Additional optimizations:
- Message Compression: Reduce storage requirements:
import gzip
import json
data = json.dumps(telemetry_data)
compressed = gzip.compress(data.encode())
message = Message(compressed)
message.custom_properties["compressed"] = "true"
- Priority Queuing: Implement message priorities:
if message.priority == "high":
buffer.high_priority_queue.append(message)
else:
buffer.normal_queue.append(message)
- Storage Monitoring: Add alerts for buffer usage:
buffer_usage = get_buffer_size() / max_buffer_size
if buffer_usage > 0.8:
send_alert("Buffer 80% full - network issues?")

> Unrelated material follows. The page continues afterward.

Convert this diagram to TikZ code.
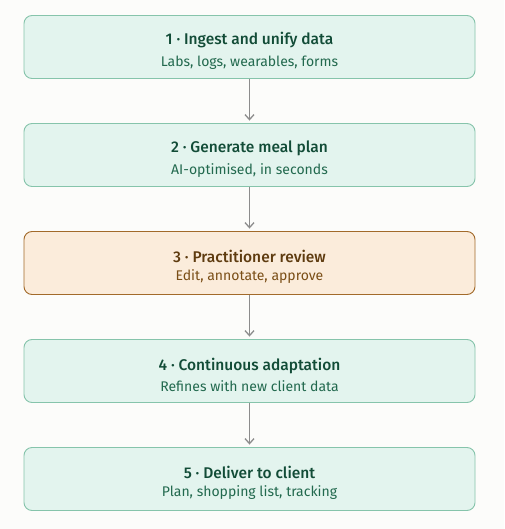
\documentclass[tikz,border=0pt]{standalone}
\usepackage{fontspec}
\setmainfont{Fira Sans}[BoldFont={Fira Sans Medium}]
\usetikzlibrary{arrows.meta}

\definecolor{pagebg}{HTML}{FCFCFA}
\definecolor{greenfill}{HTML}{E3F4EE}
\definecolor{greenline}{HTML}{86C4AB}
\definecolor{greentitle}{HTML}{124C37}
\definecolor{greentext}{HTML}{22694E}
\definecolor{amberfill}{HTML}{FBECDB}
\definecolor{amberline}{HTML}{A26A2A}
\definecolor{ambertitle}{HTML}{5E3B0F}
\definecolor{ambertext}{HTML}{7A4E16}
\definecolor{arrowgray}{HTML}{8C8C8C}

\newcommand{\steptext}[2]{{\fontsize{15.5}{18}\selectfont\bfseries\rule{0pt}{20pt}#1}\\[6.5pt]{\fontsize{14}{16}\selectfont #2}}

\begin{document}
\begin{tikzpicture}[x=1pt, y=-1pt,
                stage/.style={draw=greenline, fill=greenfill, text=greentitle, line width=0.9pt,
                    rounded corners=8pt, minimum width=451pt, minimum height=63pt,
                    align=center, inner sep=0},
                review/.style={stage, draw=amberline, fill=amberfill, text=ambertitle},
                flow/.style={draw=arrowgray, line width=1.3pt, -{Straight Barb[length=5pt, width=9pt]}, shorten >=2.5pt}]
            \fill [pagebg] (0,0) rectangle (504,529);
            \useasboundingbox (0,0) rectangle (504,529);

            \node [stage]  (ingest)   at (249.5, 47) {\steptext{1 · Ingest and unify data}{\color{greentext}Labs, logs, wearables, forms}};
            \node [stage]  (generate) at (249.5,155) {\steptext{2 · Generate meal plan}{\color{greentext}AI-optimised, in seconds}};
            \node [review] (review)   at (249.5,263) {\steptext{3 · Practitioner review}{\color{ambertext}Edit, annotate, approve}};
            \node [stage]  (adapt)    at (249.5,371) {\steptext{4 · Continuous adaptation}{\color{greentext}Refines with new client data}};
            \node [stage]  (deliver)  at (249.5,479) {\steptext{5 · Deliver to client}{\color{greentext}Plan, shopping list, tracking}};

            \path (ingest)   edge [flow] (generate);
            \path (generate) edge [flow] (review);
            \path (review)   edge [flow] (adapt);
            \path (adapt)    edge [flow] (deliver);
        \end{tikzpicture}
\end{document}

- Graceful Degradation: During extended outages, implement sampling:
if buffer_usage > 0.9:
# Sample every 10th message instead of all
if message_count % 10 == 0:
buffer.append(message)
Monitor the solution:
# Watch buffer usage
watch -n 5 'du -sh /var/lib/iotedge/storage/datastream/'
# Monitor edgeHub queue
iotedge logs edgeHub --tail 50 | grep -i queue
The root cause is insufficient buffer capacity combined with direct IoT Hub connections that bypass edgeHub’s store-and-forward mechanism. By routing through edgeHub and properly configuring both module and edgeHub buffering, you’ll achieve reliable message delivery during network interruptions.